- Exercise brief:
Locate the string "this" in the records below. Copy every line where it occurs.

— Start of Data shown —

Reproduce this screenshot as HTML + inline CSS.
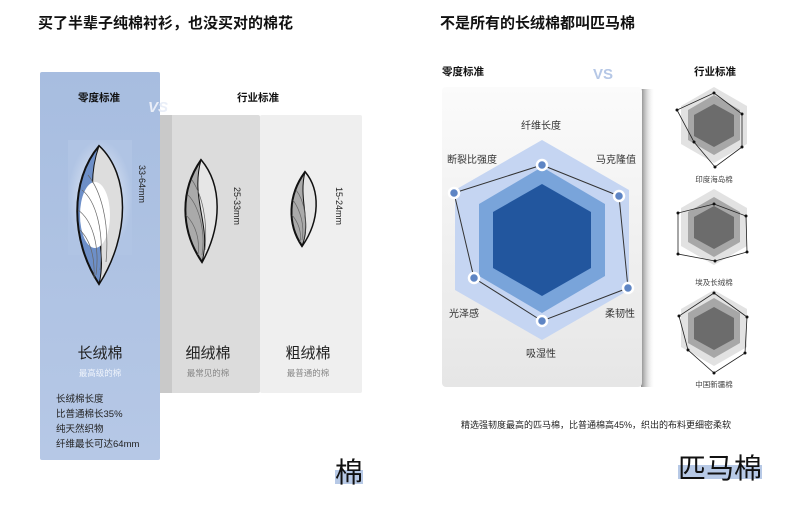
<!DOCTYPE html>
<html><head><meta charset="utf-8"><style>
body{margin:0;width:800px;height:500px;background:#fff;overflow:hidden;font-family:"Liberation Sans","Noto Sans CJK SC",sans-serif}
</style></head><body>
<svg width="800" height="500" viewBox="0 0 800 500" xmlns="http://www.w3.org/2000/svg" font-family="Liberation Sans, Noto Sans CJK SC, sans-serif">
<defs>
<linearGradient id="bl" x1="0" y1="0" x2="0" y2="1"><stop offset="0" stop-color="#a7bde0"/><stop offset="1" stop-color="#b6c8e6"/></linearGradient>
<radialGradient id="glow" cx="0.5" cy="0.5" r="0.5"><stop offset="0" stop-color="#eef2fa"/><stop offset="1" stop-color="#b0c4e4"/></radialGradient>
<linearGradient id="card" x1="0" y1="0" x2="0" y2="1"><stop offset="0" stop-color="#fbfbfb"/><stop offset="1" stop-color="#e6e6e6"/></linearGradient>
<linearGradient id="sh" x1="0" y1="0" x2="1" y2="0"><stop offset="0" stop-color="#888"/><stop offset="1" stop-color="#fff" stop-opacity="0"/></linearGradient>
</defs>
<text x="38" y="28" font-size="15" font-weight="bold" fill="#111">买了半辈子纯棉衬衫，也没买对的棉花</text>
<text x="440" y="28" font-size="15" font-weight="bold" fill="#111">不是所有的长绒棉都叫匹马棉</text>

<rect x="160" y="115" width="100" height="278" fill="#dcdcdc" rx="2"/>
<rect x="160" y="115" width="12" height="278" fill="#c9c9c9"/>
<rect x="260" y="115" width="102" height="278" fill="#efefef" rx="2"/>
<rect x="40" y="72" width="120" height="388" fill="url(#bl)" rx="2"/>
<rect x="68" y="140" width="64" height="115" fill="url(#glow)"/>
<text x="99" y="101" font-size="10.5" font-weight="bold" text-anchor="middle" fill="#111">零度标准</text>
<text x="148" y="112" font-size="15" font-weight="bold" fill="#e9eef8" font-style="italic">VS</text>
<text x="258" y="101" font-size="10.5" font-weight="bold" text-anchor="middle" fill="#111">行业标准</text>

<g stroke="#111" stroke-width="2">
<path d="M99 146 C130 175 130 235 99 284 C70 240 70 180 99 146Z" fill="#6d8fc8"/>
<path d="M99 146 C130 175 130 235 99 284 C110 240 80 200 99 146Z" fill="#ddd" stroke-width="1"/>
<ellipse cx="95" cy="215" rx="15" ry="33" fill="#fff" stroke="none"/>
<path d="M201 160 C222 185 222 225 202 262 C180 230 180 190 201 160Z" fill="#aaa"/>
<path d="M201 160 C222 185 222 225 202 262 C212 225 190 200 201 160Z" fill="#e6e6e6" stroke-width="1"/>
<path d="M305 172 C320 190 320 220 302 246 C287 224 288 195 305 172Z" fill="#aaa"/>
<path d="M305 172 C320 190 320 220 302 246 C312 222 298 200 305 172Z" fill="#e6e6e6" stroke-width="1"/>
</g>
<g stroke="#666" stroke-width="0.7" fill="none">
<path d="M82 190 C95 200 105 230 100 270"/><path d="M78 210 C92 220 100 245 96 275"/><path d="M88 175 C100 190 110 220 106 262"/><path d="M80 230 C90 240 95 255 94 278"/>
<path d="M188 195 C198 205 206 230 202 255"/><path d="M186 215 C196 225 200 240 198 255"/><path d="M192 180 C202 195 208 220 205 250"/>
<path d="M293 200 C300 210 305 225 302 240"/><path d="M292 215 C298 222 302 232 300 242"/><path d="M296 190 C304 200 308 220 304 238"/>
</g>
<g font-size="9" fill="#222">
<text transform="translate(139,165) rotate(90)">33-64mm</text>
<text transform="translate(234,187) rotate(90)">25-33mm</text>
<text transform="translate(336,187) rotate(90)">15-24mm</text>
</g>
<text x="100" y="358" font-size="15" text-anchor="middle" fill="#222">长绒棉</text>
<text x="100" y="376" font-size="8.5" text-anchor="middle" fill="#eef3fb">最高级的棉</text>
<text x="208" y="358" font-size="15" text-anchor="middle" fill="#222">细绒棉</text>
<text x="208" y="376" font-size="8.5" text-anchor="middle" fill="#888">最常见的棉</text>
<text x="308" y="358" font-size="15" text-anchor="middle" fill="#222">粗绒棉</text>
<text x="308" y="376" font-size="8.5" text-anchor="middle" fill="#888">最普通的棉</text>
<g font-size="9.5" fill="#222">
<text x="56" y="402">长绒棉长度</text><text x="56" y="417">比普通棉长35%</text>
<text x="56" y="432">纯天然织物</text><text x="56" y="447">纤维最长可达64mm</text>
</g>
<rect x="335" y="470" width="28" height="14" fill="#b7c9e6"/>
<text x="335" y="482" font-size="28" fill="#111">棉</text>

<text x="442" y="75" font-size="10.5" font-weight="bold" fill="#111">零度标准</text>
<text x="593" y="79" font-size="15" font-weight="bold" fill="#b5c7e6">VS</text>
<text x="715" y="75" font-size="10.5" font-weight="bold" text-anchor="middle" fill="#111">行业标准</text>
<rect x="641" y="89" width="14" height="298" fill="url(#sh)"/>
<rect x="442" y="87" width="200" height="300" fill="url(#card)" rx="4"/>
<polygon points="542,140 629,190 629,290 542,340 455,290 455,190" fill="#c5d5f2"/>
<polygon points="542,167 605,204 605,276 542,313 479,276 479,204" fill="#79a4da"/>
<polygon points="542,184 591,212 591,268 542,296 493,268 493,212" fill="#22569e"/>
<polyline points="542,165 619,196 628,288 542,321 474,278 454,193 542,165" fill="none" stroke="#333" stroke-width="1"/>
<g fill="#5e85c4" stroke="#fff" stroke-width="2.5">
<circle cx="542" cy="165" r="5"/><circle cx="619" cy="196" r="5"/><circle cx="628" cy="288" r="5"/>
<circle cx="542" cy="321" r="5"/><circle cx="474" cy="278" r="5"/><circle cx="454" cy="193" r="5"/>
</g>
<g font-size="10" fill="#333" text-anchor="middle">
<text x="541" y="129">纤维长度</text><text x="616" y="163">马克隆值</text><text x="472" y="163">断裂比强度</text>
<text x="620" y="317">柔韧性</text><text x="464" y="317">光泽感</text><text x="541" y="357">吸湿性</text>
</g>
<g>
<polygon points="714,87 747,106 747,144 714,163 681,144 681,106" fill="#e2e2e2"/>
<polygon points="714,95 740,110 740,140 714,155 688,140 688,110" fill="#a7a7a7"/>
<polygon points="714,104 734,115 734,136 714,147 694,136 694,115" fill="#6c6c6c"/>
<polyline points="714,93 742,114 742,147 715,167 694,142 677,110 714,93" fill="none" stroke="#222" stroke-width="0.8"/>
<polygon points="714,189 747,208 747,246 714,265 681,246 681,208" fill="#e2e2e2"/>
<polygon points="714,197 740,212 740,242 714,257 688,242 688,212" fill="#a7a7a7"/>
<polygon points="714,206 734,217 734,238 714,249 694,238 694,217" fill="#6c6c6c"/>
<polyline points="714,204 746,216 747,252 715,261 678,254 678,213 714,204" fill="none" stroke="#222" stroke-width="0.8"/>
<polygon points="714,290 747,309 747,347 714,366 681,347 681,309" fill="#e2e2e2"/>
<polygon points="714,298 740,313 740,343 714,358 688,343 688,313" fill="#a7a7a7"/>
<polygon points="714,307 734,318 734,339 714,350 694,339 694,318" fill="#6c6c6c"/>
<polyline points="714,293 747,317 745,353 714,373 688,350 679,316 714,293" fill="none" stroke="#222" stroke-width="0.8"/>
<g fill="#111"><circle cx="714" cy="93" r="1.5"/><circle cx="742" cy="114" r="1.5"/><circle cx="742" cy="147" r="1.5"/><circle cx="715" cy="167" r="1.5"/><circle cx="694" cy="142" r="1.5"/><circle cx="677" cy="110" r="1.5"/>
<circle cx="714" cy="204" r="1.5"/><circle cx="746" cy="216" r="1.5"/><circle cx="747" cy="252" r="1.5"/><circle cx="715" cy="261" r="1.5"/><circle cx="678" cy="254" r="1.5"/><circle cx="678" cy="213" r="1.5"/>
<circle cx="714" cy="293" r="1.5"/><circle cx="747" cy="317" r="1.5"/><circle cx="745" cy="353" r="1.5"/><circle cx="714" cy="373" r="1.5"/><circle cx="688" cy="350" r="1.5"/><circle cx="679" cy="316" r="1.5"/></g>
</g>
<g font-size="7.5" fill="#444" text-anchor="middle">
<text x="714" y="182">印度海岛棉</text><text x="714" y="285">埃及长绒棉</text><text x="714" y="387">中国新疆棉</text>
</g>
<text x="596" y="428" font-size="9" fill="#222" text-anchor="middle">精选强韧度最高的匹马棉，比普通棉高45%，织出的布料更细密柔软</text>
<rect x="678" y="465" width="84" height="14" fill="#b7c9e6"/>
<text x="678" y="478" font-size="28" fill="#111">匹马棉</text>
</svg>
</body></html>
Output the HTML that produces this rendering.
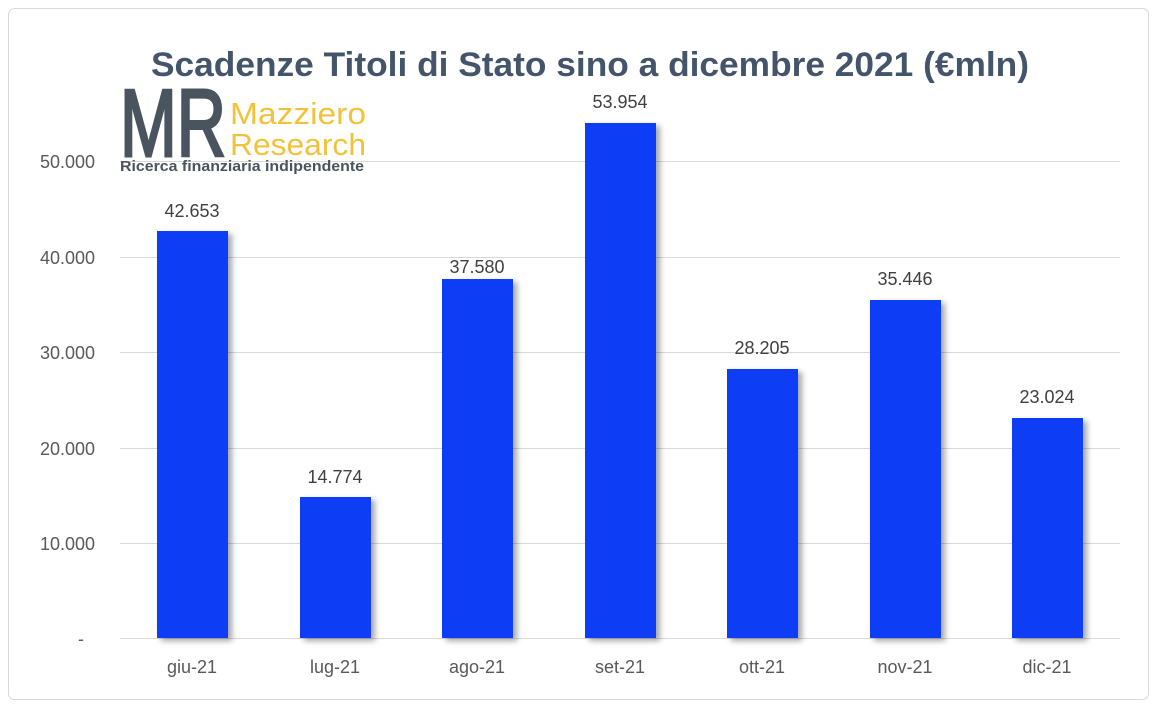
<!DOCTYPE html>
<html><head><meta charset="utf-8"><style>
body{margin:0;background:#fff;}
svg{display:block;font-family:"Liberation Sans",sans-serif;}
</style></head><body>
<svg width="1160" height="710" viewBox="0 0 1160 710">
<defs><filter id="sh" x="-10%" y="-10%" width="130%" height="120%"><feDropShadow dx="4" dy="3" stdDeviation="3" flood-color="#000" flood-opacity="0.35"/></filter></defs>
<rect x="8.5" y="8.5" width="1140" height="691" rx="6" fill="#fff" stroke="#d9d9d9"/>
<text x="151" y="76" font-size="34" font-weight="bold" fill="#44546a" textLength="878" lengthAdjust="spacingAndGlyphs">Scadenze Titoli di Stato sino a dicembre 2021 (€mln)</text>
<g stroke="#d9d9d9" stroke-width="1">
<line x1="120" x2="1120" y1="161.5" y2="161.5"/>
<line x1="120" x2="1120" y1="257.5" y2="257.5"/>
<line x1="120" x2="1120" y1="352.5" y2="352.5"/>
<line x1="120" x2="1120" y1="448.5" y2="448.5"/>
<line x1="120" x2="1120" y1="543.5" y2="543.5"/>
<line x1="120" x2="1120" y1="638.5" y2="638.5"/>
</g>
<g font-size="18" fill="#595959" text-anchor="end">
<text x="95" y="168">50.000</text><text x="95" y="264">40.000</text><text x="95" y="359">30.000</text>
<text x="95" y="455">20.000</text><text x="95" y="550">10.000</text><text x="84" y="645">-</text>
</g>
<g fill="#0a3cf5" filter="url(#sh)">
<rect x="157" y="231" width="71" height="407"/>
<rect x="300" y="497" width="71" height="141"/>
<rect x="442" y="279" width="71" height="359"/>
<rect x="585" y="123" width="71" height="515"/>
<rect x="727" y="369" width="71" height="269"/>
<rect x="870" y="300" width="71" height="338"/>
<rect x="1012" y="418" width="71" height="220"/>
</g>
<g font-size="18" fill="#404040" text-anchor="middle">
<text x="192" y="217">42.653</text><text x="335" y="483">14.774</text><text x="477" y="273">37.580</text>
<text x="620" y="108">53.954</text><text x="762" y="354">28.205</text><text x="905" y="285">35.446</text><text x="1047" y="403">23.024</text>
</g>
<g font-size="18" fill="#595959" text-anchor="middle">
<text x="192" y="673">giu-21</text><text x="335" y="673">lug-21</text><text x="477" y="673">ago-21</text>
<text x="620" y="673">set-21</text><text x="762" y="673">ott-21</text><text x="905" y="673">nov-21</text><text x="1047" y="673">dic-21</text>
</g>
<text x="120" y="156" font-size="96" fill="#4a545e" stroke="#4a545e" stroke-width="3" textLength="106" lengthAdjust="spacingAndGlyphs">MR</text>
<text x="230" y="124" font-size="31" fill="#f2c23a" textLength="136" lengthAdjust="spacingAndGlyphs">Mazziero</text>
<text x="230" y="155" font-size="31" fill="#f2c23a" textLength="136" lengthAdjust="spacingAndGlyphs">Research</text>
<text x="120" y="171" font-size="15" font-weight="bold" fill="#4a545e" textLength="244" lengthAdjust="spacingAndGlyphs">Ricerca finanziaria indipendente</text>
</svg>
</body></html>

— End of Data shown —

- Written response:
Reproduce this screenshot as HTML + inline CSS.
Output the HTML that produces this rendering.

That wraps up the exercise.